Exercise objective -
Output the lines from the top of the entries below to the line with "import plotly.graph_objects as go", both included, exactly and without pictures.

Available data -
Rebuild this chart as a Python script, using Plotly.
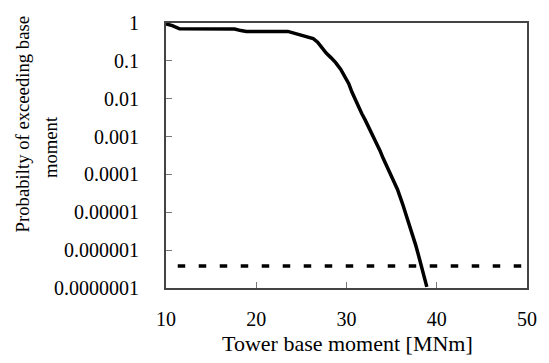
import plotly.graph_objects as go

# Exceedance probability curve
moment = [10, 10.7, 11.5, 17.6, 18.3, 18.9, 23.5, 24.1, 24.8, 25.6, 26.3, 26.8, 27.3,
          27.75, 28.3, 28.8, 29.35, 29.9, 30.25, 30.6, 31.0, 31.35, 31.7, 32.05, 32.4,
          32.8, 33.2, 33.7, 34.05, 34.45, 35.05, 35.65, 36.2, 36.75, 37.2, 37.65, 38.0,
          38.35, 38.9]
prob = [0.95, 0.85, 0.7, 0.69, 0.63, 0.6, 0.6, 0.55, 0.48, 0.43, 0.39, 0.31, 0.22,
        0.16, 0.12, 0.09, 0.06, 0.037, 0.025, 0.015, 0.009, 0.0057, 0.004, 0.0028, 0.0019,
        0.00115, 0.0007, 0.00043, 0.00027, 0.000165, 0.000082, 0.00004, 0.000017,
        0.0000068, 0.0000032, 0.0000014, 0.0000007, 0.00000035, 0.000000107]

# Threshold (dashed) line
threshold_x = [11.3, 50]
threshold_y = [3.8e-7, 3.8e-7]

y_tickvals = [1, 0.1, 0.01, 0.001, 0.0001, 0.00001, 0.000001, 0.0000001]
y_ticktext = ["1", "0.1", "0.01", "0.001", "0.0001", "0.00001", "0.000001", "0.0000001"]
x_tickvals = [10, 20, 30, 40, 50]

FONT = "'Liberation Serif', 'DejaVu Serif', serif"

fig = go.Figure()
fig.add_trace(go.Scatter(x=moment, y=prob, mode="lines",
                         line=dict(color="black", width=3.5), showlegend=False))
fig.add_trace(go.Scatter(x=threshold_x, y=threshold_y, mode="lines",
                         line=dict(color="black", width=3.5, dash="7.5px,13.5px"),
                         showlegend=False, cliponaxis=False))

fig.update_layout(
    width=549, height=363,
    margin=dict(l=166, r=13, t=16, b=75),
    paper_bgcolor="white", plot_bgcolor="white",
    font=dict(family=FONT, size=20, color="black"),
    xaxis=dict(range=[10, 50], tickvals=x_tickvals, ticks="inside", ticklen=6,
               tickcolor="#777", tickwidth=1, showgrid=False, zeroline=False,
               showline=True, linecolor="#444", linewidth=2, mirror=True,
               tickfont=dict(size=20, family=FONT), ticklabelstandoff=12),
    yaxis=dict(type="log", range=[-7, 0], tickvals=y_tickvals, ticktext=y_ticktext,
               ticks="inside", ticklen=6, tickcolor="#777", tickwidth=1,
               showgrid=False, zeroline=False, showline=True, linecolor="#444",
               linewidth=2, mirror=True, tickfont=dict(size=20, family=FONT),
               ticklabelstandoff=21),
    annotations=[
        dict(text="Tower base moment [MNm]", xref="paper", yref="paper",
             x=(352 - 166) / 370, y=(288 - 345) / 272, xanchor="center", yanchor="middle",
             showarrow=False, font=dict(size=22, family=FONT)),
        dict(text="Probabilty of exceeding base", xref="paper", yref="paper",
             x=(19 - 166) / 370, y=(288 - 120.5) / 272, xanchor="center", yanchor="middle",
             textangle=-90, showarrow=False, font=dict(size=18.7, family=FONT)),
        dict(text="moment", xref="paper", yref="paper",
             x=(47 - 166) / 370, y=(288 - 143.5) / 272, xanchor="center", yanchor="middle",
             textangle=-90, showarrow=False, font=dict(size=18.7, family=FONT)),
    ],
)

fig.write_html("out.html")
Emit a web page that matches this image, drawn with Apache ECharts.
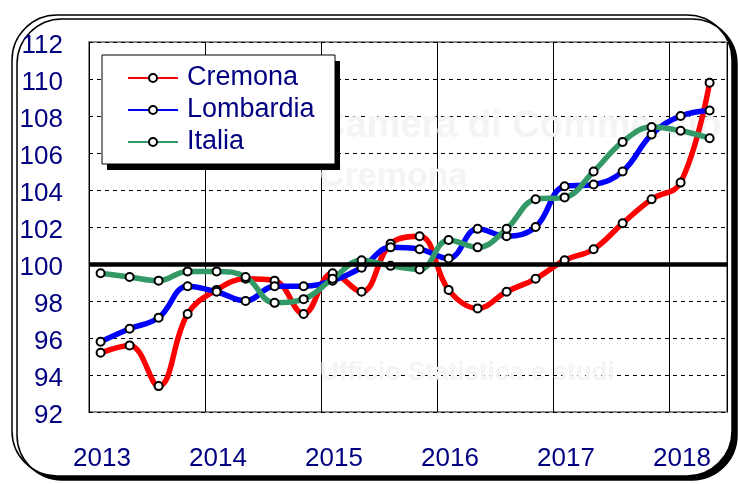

Written answer -
Rebuild this chart as a Python script, using Plotly.
import plotly.graph_objects as go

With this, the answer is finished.